Set task: Check every line for the word "this" and give the number of lines where it occurs, nothing else.
---- Data
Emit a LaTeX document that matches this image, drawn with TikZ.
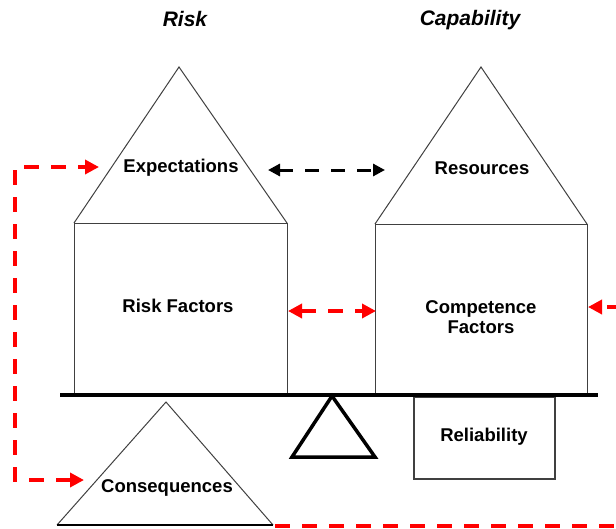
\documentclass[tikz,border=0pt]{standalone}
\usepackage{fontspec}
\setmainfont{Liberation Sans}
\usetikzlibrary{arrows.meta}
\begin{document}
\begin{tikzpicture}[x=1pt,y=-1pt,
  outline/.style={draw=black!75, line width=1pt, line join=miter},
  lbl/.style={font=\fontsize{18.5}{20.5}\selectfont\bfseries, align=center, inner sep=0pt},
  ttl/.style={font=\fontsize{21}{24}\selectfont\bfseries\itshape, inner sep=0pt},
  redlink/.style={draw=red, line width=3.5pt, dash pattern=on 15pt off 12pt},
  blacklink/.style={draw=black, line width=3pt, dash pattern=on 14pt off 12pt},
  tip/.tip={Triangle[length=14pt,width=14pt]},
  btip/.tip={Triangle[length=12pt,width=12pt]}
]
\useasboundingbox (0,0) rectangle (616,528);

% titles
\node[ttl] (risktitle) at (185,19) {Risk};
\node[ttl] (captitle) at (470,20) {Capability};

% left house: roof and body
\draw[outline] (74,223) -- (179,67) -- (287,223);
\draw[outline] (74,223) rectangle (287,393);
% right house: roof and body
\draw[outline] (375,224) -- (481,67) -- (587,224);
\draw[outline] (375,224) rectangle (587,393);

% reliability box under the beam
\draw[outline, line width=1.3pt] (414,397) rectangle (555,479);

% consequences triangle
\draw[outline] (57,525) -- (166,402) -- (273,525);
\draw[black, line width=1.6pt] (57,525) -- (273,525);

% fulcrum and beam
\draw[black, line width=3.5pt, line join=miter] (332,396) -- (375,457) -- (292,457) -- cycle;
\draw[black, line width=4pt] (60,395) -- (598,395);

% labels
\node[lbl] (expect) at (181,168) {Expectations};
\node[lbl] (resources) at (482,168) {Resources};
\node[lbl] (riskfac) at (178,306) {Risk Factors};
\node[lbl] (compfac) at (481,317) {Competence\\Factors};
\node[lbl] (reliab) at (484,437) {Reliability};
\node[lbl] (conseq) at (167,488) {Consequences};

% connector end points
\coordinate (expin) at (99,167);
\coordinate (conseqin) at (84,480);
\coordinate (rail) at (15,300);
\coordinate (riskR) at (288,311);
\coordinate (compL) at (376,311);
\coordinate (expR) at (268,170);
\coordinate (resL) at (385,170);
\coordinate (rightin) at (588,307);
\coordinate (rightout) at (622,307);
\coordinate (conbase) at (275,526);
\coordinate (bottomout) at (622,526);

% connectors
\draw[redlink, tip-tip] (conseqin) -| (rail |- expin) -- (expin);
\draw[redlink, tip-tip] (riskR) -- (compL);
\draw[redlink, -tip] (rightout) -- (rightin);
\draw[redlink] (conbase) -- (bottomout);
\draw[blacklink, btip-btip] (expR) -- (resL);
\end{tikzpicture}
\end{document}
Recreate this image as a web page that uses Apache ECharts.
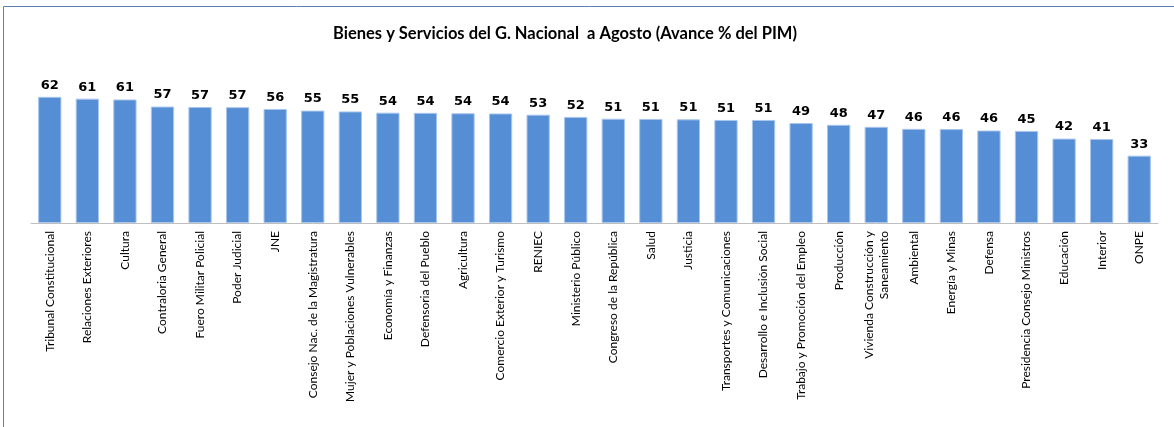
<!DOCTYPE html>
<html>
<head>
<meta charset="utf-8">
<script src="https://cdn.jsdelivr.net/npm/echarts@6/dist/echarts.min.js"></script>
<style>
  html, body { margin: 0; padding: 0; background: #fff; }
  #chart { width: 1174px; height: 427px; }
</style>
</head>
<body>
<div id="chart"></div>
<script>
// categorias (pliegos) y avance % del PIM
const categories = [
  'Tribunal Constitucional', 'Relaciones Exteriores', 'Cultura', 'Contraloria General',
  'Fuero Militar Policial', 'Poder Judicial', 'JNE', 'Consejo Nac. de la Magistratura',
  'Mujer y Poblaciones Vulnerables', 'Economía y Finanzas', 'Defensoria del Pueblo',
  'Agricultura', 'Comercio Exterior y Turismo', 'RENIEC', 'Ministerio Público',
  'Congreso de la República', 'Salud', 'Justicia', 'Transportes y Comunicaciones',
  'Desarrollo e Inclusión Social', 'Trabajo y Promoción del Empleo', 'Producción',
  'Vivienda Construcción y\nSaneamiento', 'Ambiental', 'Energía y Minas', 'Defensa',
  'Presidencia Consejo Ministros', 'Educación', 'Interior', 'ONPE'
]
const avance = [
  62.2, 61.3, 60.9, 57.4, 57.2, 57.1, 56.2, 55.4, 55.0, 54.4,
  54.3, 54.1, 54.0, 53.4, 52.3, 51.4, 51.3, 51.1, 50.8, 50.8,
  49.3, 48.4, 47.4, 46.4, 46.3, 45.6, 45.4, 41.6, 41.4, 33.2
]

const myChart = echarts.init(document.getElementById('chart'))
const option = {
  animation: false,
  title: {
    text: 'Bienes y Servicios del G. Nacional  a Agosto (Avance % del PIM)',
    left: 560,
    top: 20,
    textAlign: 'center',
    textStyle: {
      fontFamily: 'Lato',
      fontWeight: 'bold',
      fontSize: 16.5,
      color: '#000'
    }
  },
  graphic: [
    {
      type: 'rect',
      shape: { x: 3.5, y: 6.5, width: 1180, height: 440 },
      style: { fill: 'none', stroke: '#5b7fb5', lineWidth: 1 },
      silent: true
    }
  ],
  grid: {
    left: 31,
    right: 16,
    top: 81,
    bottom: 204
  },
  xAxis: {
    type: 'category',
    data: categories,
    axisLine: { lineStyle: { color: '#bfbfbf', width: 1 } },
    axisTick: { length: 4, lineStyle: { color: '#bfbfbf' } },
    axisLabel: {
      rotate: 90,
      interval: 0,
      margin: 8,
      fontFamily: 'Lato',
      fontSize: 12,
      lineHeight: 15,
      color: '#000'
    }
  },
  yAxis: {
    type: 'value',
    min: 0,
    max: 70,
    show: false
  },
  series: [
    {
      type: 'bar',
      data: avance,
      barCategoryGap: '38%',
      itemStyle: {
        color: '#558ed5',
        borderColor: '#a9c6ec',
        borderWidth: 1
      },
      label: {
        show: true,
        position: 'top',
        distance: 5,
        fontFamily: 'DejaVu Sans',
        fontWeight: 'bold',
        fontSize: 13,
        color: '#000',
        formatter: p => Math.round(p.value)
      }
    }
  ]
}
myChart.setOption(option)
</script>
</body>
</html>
--------
Finished answer: 2